+++ PROVIDED DATA +++

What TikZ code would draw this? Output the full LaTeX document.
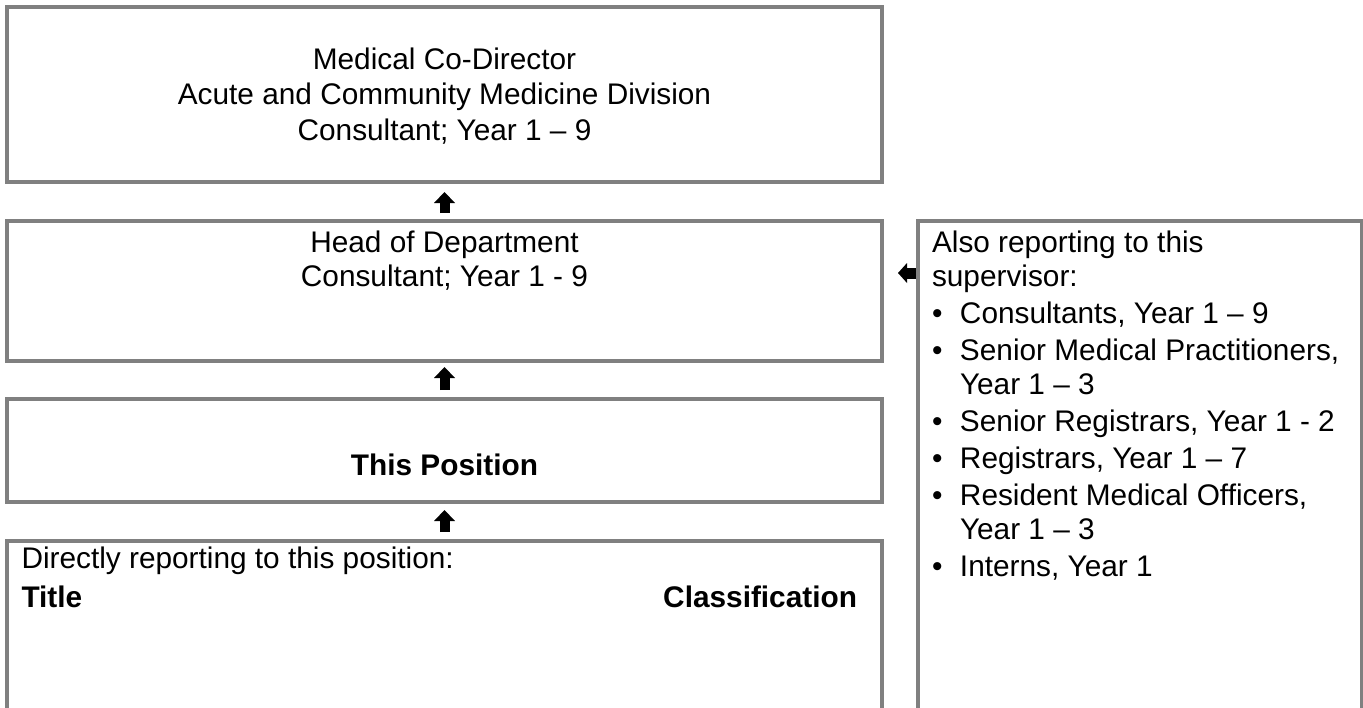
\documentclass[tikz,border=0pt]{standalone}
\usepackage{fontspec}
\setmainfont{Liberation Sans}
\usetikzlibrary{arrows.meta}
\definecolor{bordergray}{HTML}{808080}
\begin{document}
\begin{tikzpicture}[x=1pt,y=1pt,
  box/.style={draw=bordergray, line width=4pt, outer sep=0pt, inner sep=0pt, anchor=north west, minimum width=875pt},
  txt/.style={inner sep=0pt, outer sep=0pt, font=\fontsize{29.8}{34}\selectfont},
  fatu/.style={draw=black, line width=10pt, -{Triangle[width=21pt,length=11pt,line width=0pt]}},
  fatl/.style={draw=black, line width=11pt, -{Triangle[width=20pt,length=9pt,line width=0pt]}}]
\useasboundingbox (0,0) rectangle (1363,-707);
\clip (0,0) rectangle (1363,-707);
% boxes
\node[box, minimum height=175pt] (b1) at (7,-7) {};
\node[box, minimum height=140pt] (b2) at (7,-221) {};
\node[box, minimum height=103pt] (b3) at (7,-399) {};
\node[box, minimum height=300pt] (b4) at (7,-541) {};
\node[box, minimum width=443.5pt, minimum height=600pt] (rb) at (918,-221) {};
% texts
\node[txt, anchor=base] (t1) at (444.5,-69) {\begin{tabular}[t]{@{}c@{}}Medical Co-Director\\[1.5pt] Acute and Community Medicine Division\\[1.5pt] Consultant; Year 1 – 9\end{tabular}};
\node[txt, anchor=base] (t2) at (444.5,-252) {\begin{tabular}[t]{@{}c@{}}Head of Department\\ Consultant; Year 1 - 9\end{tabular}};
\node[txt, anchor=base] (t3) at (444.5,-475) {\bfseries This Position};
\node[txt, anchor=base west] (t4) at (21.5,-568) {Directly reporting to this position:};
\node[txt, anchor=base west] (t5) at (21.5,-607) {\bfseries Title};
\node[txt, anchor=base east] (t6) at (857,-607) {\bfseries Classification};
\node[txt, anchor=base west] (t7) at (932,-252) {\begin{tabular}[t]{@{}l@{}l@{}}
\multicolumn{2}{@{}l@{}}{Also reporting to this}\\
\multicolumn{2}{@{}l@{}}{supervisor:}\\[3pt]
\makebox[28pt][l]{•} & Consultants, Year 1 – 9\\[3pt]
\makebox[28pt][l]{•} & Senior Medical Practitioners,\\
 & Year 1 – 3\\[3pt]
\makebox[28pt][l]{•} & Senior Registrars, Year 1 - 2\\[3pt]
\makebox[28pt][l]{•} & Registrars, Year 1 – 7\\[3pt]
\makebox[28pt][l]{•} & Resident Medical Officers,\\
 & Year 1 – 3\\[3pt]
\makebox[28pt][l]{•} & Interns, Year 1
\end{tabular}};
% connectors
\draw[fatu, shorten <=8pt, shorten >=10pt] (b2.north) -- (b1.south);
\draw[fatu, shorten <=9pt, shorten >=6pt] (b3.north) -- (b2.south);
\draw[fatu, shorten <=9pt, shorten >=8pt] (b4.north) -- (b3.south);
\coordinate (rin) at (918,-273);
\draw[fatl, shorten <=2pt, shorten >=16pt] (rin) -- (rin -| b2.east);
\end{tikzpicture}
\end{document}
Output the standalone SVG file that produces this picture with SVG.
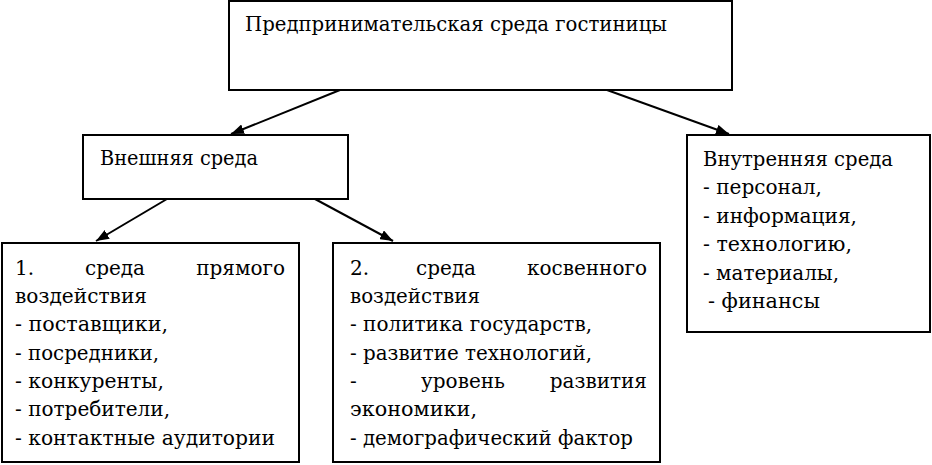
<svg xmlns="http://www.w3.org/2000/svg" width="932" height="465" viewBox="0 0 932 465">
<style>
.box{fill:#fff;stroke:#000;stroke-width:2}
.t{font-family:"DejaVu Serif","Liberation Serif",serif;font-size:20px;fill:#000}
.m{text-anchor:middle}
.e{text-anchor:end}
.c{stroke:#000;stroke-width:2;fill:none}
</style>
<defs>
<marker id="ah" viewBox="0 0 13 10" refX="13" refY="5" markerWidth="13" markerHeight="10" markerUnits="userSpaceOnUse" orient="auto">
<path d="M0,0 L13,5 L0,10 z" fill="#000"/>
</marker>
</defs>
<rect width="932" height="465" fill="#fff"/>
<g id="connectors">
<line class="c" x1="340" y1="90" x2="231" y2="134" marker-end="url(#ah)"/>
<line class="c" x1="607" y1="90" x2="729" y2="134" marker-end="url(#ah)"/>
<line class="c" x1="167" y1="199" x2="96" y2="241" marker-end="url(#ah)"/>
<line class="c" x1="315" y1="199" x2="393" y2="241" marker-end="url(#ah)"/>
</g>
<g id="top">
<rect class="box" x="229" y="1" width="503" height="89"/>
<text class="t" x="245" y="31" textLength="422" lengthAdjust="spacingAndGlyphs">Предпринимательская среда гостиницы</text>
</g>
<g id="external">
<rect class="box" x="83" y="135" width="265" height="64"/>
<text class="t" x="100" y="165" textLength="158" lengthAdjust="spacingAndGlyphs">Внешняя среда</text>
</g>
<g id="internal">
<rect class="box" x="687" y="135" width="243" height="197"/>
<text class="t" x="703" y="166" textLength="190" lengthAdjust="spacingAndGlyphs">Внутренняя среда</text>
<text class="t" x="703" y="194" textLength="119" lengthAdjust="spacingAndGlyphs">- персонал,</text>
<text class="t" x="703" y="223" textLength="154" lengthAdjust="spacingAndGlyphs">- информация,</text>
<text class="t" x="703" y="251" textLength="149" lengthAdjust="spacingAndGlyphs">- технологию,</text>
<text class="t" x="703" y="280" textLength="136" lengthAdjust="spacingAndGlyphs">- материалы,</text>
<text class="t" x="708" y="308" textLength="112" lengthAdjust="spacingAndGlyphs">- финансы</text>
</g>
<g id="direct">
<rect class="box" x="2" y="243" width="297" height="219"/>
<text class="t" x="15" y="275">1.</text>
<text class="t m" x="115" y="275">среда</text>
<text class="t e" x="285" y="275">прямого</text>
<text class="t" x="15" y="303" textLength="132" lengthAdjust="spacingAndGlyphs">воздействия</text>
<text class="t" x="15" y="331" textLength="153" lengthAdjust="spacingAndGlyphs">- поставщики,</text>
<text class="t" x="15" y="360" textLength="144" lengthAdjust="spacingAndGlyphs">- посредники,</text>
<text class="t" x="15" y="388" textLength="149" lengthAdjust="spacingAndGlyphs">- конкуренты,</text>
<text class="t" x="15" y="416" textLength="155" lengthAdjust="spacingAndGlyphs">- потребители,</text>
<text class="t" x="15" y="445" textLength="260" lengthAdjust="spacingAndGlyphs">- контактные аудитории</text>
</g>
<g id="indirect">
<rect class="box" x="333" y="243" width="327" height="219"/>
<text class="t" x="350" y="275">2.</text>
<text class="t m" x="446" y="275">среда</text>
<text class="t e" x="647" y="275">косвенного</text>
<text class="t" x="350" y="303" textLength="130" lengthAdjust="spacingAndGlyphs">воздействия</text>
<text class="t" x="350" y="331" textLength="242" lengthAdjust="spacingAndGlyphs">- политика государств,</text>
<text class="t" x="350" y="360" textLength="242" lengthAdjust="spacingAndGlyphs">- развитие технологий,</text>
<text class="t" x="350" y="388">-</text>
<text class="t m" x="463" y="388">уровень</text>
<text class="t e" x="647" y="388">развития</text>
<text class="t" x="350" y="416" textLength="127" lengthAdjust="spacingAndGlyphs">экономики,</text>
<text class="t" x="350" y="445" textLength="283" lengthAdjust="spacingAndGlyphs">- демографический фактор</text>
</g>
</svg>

+++

GOAL: From the entries above, output every line exactly and omit any image.

TASK OUTPUT:
What TikZ code would draw this? Output the full LaTeX document.
\documentclass[tikz,border=0pt]{standalone}
\usepackage{fontspec}
\setmainfont{Liberation Sans}
\usetikzlibrary{arrows.meta}
\definecolor{bordergray}{HTML}{808080}
\begin{document}
\begin{tikzpicture}[x=1pt,y=1pt,
  box/.style={draw=bordergray, line width=4pt, outer sep=0pt, inner sep=0pt, anchor=north west, minimum width=875pt},
  txt/.style={inner sep=0pt, outer sep=0pt, font=\fontsize{29.8}{34}\selectfont},
  fatu/.style={draw=black, line width=10pt, -{Triangle[width=21pt,length=11pt,line width=0pt]}},
  fatl/.style={draw=black, line width=11pt, -{Triangle[width=20pt,length=9pt,line width=0pt]}}]
\useasboundingbox (0,0) rectangle (1363,-707);
\clip (0,0) rectangle (1363,-707);
% boxes
\node[box, minimum height=175pt] (b1) at (7,-7) {};
\node[box, minimum height=140pt] (b2) at (7,-221) {};
\node[box, minimum height=103pt] (b3) at (7,-399) {};
\node[box, minimum height=300pt] (b4) at (7,-541) {};
\node[box, minimum width=443.5pt, minimum height=600pt] (rb) at (918,-221) {};
% texts
\node[txt, anchor=base] (t1) at (444.5,-69) {\begin{tabular}[t]{@{}c@{}}Medical Co-Director\\[1.5pt] Acute and Community Medicine Division\\[1.5pt] Consultant; Year 1 – 9\end{tabular}};
\node[txt, anchor=base] (t2) at (444.5,-252) {\begin{tabular}[t]{@{}c@{}}Head of Department\\ Consultant; Year 1 - 9\end{tabular}};
\node[txt, anchor=base] (t3) at (444.5,-475) {\bfseries This Position};
\node[txt, anchor=base west] (t4) at (21.5,-568) {Directly reporting to this position:};
\node[txt, anchor=base west] (t5) at (21.5,-607) {\bfseries Title};
\node[txt, anchor=base east] (t6) at (857,-607) {\bfseries Classification};
\node[txt, anchor=base west] (t7) at (932,-252) {\begin{tabular}[t]{@{}l@{}l@{}}
\multicolumn{2}{@{}l@{}}{Also reporting to this}\\
\multicolumn{2}{@{}l@{}}{supervisor:}\\[3pt]
\makebox[28pt][l]{•} & Consultants, Year 1 – 9\\[3pt]
\makebox[28pt][l]{•} & Senior Medical Practitioners,\\
 & Year 1 – 3\\[3pt]
\makebox[28pt][l]{•} & Senior Registrars, Year 1 - 2\\[3pt]
\makebox[28pt][l]{•} & Registrars, Year 1 – 7\\[3pt]
\makebox[28pt][l]{•} & Resident Medical Officers,\\
 & Year 1 – 3\\[3pt]
\makebox[28pt][l]{•} & Interns, Year 1
\end{tabular}};
% connectors
\draw[fatu, shorten <=8pt, shorten >=10pt] (b2.north) -- (b1.south);
\draw[fatu, shorten <=9pt, shorten >=6pt] (b3.north) -- (b2.south);
\draw[fatu, shorten <=9pt, shorten >=8pt] (b4.north) -- (b3.south);
\coordinate (rin) at (918,-273);
\draw[fatl, shorten <=2pt, shorten >=16pt] (rin) -- (rin -| b2.east);
\end{tikzpicture}
\end{document}
Output the standalone SVG file that produces this picture with SVG.
<svg xmlns="http://www.w3.org/2000/svg" width="932" height="465" viewBox="0 0 932 465">
<style>
.box{fill:#fff;stroke:#000;stroke-width:2}
.t{font-family:"DejaVu Serif","Liberation Serif",serif;font-size:20px;fill:#000}
.m{text-anchor:middle}
.e{text-anchor:end}
.c{stroke:#000;stroke-width:2;fill:none}
</style>
<defs>
<marker id="ah" viewBox="0 0 13 10" refX="13" refY="5" markerWidth="13" markerHeight="10" markerUnits="userSpaceOnUse" orient="auto">
<path d="M0,0 L13,5 L0,10 z" fill="#000"/>
</marker>
</defs>
<rect width="932" height="465" fill="#fff"/>
<g id="connectors">
<line class="c" x1="340" y1="90" x2="231" y2="134" marker-end="url(#ah)"/>
<line class="c" x1="607" y1="90" x2="729" y2="134" marker-end="url(#ah)"/>
<line class="c" x1="167" y1="199" x2="96" y2="241" marker-end="url(#ah)"/>
<line class="c" x1="315" y1="199" x2="393" y2="241" marker-end="url(#ah)"/>
</g>
<g id="top">
<rect class="box" x="229" y="1" width="503" height="89"/>
<text class="t" x="245" y="31" textLength="422" lengthAdjust="spacingAndGlyphs">Предпринимательская среда гостиницы</text>
</g>
<g id="external">
<rect class="box" x="83" y="135" width="265" height="64"/>
<text class="t" x="100" y="165" textLength="158" lengthAdjust="spacingAndGlyphs">Внешняя среда</text>
</g>
<g id="internal">
<rect class="box" x="687" y="135" width="243" height="197"/>
<text class="t" x="703" y="166" textLength="190" lengthAdjust="spacingAndGlyphs">Внутренняя среда</text>
<text class="t" x="703" y="194" textLength="119" lengthAdjust="spacingAndGlyphs">- персонал,</text>
<text class="t" x="703" y="223" textLength="154" lengthAdjust="spacingAndGlyphs">- информация,</text>
<text class="t" x="703" y="251" textLength="149" lengthAdjust="spacingAndGlyphs">- технологию,</text>
<text class="t" x="703" y="280" textLength="136" lengthAdjust="spacingAndGlyphs">- материалы,</text>
<text class="t" x="708" y="308" textLength="112" lengthAdjust="spacingAndGlyphs">- финансы</text>
</g>
<g id="direct">
<rect class="box" x="2" y="243" width="297" height="219"/>
<text class="t" x="15" y="275">1.</text>
<text class="t m" x="115" y="275">среда</text>
<text class="t e" x="285" y="275">прямого</text>
<text class="t" x="15" y="303" textLength="132" lengthAdjust="spacingAndGlyphs">воздействия</text>
<text class="t" x="15" y="331" textLength="153" lengthAdjust="spacingAndGlyphs">- поставщики,</text>
<text class="t" x="15" y="360" textLength="144" lengthAdjust="spacingAndGlyphs">- посредники,</text>
<text class="t" x="15" y="388" textLength="149" lengthAdjust="spacingAndGlyphs">- конкуренты,</text>
<text class="t" x="15" y="416" textLength="155" lengthAdjust="spacingAndGlyphs">- потребители,</text>
<text class="t" x="15" y="445" textLength="260" lengthAdjust="spacingAndGlyphs">- контактные аудитории</text>
</g>
<g id="indirect">
<rect class="box" x="333" y="243" width="327" height="219"/>
<text class="t" x="350" y="275">2.</text>
<text class="t m" x="446" y="275">среда</text>
<text class="t e" x="647" y="275">косвенного</text>
<text class="t" x="350" y="303" textLength="130" lengthAdjust="spacingAndGlyphs">воздействия</text>
<text class="t" x="350" y="331" textLength="242" lengthAdjust="spacingAndGlyphs">- политика государств,</text>
<text class="t" x="350" y="360" textLength="242" lengthAdjust="spacingAndGlyphs">- развитие технологий,</text>
<text class="t" x="350" y="388">-</text>
<text class="t m" x="463" y="388">уровень</text>
<text class="t e" x="647" y="388">развития</text>
<text class="t" x="350" y="416" textLength="127" lengthAdjust="spacingAndGlyphs">экономики,</text>
<text class="t" x="350" y="445" textLength="283" lengthAdjust="spacingAndGlyphs">- демографический фактор</text>
</g>
</svg>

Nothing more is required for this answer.